TASK TO CARRY OUT – Extract only the lines running from the top of the entries to the line that holds "const panelTitles = ['Male, 9th\u201312th". Include that line and omit the pictures.

MATERIAL PROVIDED –
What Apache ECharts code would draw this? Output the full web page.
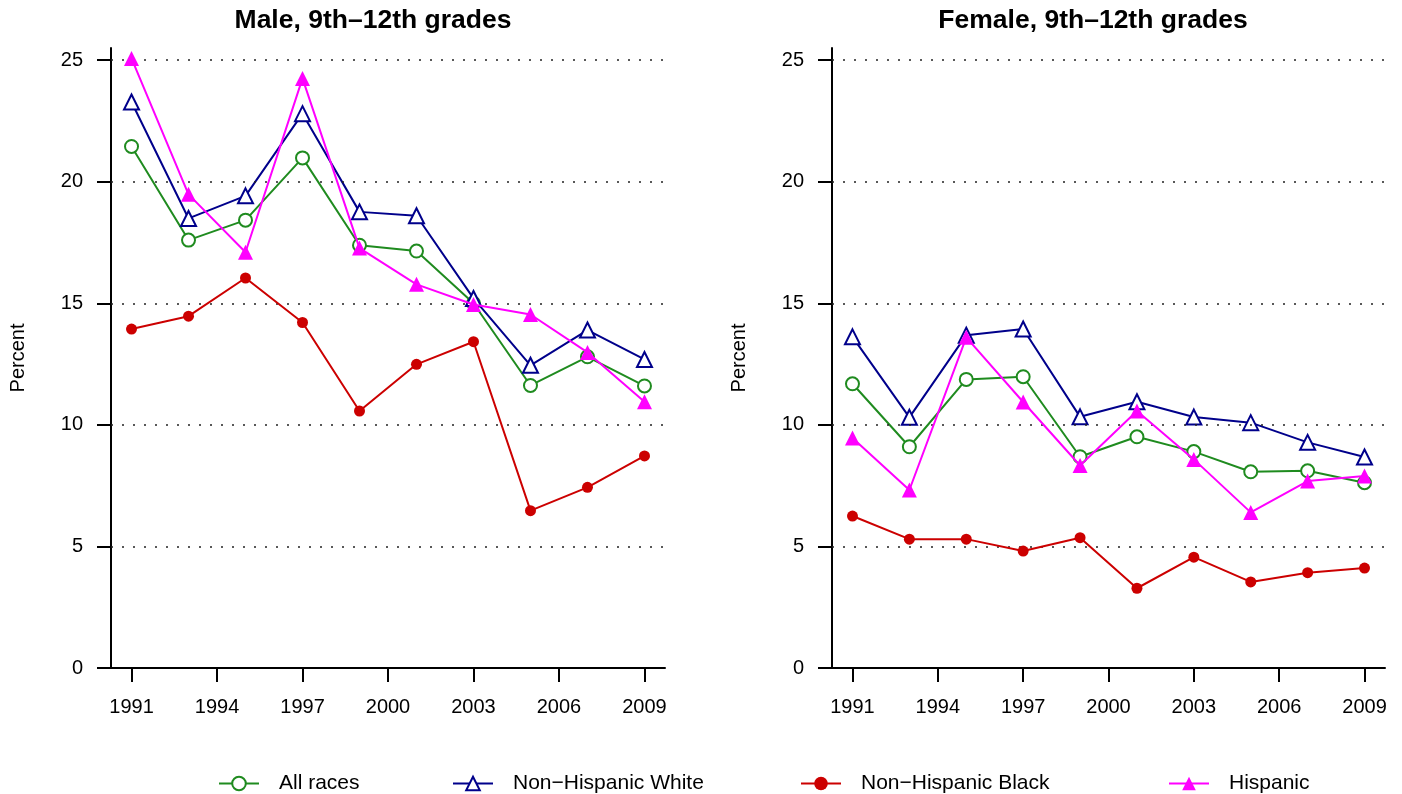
<!DOCTYPE html>
<html>
<head>
<meta charset="utf-8">
<title>Percent by race, 9th-12th grades</title>
<script src="https://cdn.jsdelivr.net/npm/echarts@6/dist/echarts.min.js"></script>
<style>
  html, body { margin: 0; padding: 0; background: #fff; }
  #chart { width: 1402px; height: 794px; }
</style>
</head>
<body>
<div id="chart"></div>
<script>
// survey years
const years = [1991, 1993, 1995, 1997, 1999, 2001, 2003, 2005, 2007, 2009]
const yearTicks = [1991, 1994, 1997, 2000, 2003, 2006, 2009]
const percentTicks = [0, 5, 10, 15, 20, 25]
const gridLevels = [5, 10, 15, 20, 25]

const seriesNames = ['All races', 'Non\u2212Hispanic White', 'Non\u2212Hispanic Black', 'Hispanic']
const panelTitles = ['Male, 9th\u201312th grades', 'Female, 9th\u201312th grades']

// male
const maleAll = [21.45, 17.6, 18.42, 20.98, 17.39, 17.15, 15.0, 11.62, 12.8, 11.6]
const maleWhite = [23.28, 18.49, 19.42, 22.8, 18.76, 18.6, 15.2, 12.45, 13.9, 12.69]
const maleBlack = [13.94, 14.47, 16.04, 14.21, 10.57, 12.49, 13.42, 6.47, 7.43, 8.72]
const maleHispanic = [25.07, 19.48, 17.1, 24.25, 17.27, 15.78, 14.95, 14.54, 12.98, 10.95]

// female
const femaleAll = [11.69, 9.1, 11.87, 11.98, 8.69, 9.51, 8.9, 8.07, 8.11, 7.62]
const femaleWhite = [13.62, 10.31, 13.69, 13.94, 10.33, 10.95, 10.32, 10.09, 9.28, 8.68]
const femaleBlack = [6.25, 5.3, 5.3, 4.81, 5.36, 3.28, 4.56, 3.54, 3.92, 4.11]
const femaleHispanic = [9.46, 7.32, 13.6, 10.94, 8.33, 10.57, 8.58, 6.4, 7.69, 7.9]

const FONT = 'Liberation Sans, Arial, Helvetica, sans-serif'

const looks = [
  { color: '#1f8b1f', symbol: 'emptyCircle', size: 13 },
  { color: '#00008b', symbol: 'emptyTriangle', size: 15 },
  { color: '#cc0000', symbol: 'circle', size: 11 },
  { color: '#ff00ff', symbol: 'triangle', size: 15 }
]

function makeSeries(idx, values, panel) {
  const lk = looks[idx]
  const s = {
    type: 'line',
    name: seriesNames[idx],
    xAxisIndex: panel,
    yAxisIndex: panel,
    data: years.map((y, i) => [y, values[i]]),
    symbol: lk.symbol,
    symbolSize: lk.size,
    showAllSymbol: true,
    lineStyle: { color: lk.color, width: 2 },
    itemStyle: { color: lk.color, borderWidth: 2 },
    emphasis: { disabled: true },
    z: 3 + idx
  }
  if (idx === 0) {
    s.markLine = {
      silent: true,
      symbol: 'none',
      label: { show: false },
      lineStyle: { type: [2, 9], color: '#222', width: 1.6 },
      data: gridLevels.map(v => ({ yAxis: v }))
    }
  }
  return s
}

function xAxisFor(panel) {
  return {
    type: 'value',
    gridIndex: panel,
    min: 1990.28,
    max: 2009.72,
    splitLine: { show: false },
    axisLine: { show: true, lineStyle: { color: '#000', width: 2 } },
    axisTick: { show: true, customValues: yearTicks, length: 14, lineStyle: { color: '#000', width: 2 } },
    axisLabel: {
      customValues: yearTicks, margin: 29, fontSize: 20, fontFamily: FONT, color: '#000',
      formatter: v => String(v)
    }
  }
}

function yAxisFor(panel) {
  return {
    type: 'value',
    gridIndex: panel,
    min: 0,
    max: 25.5,
    name: 'Percent',
    nameLocation: 'middle',
    nameGap: 83,
    nameTextStyle: { fontSize: 20, fontFamily: FONT, color: '#000' },
    splitLine: { show: false },
    axisLine: { show: true, onZero: false, lineStyle: { color: '#000', width: 2 } },
    axisTick: { show: true, customValues: percentTicks, length: 14, lineStyle: { color: '#000', width: 2 } },
    axisLabel: { customValues: percentTicks, margin: 28, fontSize: 20, fontFamily: FONT, color: '#000' }
  }
}

const legendLeft = [218, 452, 800, 1168]

const option = {
  animation: false,
  backgroundColor: '#fff',
  grid: [
    { left: 111, top: 48, width: 554, height: 620, outerBoundsMode: 'none' },
    { left: 832, top: 48, width: 553, height: 620, outerBoundsMode: 'none' }
  ],
  xAxis: [xAxisFor(0), xAxisFor(1)],
  yAxis: [yAxisFor(0), yAxisFor(1)],
  legend: seriesNames.map((n, i) => ({
    data: [n],
    left: legendLeft[i],
    top: 773,
    padding: 0,
    itemWidth: 40,
    itemHeight: 17,
    selectedMode: false,
    textStyle: { fontSize: 21, fontFamily: FONT, color: '#000', padding: [0, 0, 0, 15] }
  })),
  graphic: panelTitles.map((t, i) => ({
    type: 'text',
    x: [373, 1093][i],
    y: 21,
    style: { text: t, align: 'center', verticalAlign: 'middle', font: 'bold 26.5px ' + FONT, fill: '#000' }
  })),
  series: [
    makeSeries(0, maleAll, 0),
    makeSeries(1, maleWhite, 0),
    makeSeries(2, maleBlack, 0),
    makeSeries(3, maleHispanic, 0),
    makeSeries(0, femaleAll, 1),
    makeSeries(1, femaleWhite, 1),
    makeSeries(2, femaleBlack, 1),
    makeSeries(3, femaleHispanic, 1)
  ]
}

const chart = echarts.init(document.getElementById('chart'), null, { renderer: 'canvas' })
chart.setOption(option)
</script>
</body>
</html>
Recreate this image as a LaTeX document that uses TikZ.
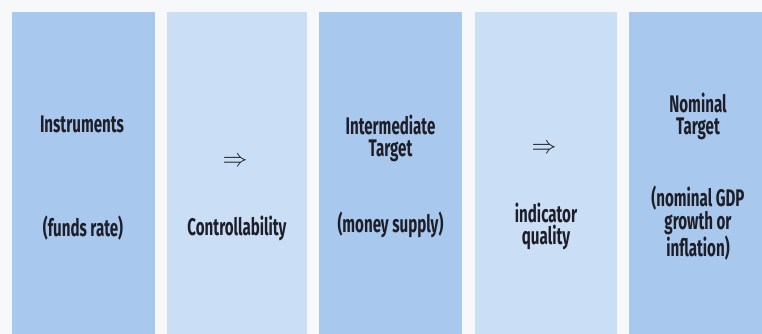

REPLY –
What Apache ECharts code would draw this? Output the full web page.
<!DOCTYPE html>
<html>
<head>
<meta charset="utf-8">
<title>Percent by race, 9th-12th grades</title>
<script src="https://cdn.jsdelivr.net/npm/echarts@6/dist/echarts.min.js"></script>
<style>
  html, body { margin: 0; padding: 0; background: #fff; }
  #chart { width: 1402px; height: 794px; }
</style>
</head>
<body>
<div id="chart"></div>
<script>
// survey years
const years = [1991, 1993, 1995, 1997, 1999, 2001, 2003, 2005, 2007, 2009]
const yearTicks = [1991, 1994, 1997, 2000, 2003, 2006, 2009]
const percentTicks = [0, 5, 10, 15, 20, 25]
const gridLevels = [5, 10, 15, 20, 25]

const seriesNames = ['All races', 'Non\u2212Hispanic White', 'Non\u2212Hispanic Black', 'Hispanic']
const panelTitles = ['Male, 9th\u201312th grades', 'Female, 9th\u201312th grades']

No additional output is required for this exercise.